As for the RICO argument – that Xerox HR “repeatedly influenc[ed] the Plans to retain Financial Engines to the exclusion of any other automated individualized account management service providers in exchange for kickbacks” in the form of their take of FE’s fees – the court described this argument as “futile” because “Plaintiffs have failed to plead the predicate acts: violation of 18 U.S.C. § 1954.”

Specifically, while the plaintiffs claim that Xerox HR was liable under the statute because it is “an administrator, officer, trustee, custodian, counsel, agent, or employee” of the Ford Plans or, alternatively, “an officer, counsel, agent, or employee of an employee organization any of whose members are covered by the Ford Plans… they do not explain how it is that Defendant fits into any of these categories,” and that “at this stage, the court is not required to accept as true Plaintiffs’ legal conclusions.” Judge Cleland goes on to write: “the court is dubious that Defendant could properly be held criminally liable for violation of § 1954 as required by RICO.” And if that weren’t enough, he said the argument also failed because “Plaintiffs have not pleaded a RICO enterprise.”

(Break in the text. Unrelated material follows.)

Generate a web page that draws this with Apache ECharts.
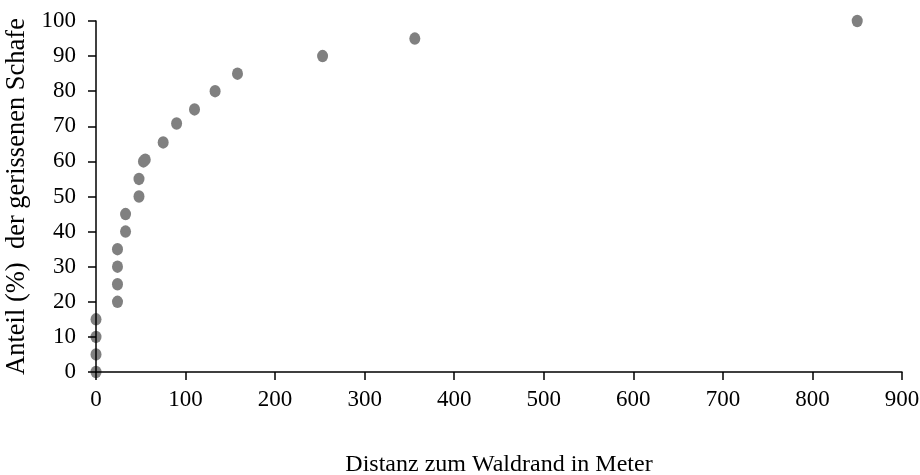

Concluding that “Plaintiffs have again failed to carry their burden to plead facts showing that they are entitled to relief,” Judge Cleland dismissed the plaintiffs’ motion for leave to file a second amended class action complaint, and granted the defendants’ motion to dismiss those claims.

This is the latest of several cases that have challenged the arrangements of several recordkeepers and Financial Engines, including Voya,  Aon Hewitt and Fidelity, as well as against plan sponsors at CaterpillarNestle and Northrup Grumman – but thus far, plaintiffs have failed to persuade a judge of the merits of their case.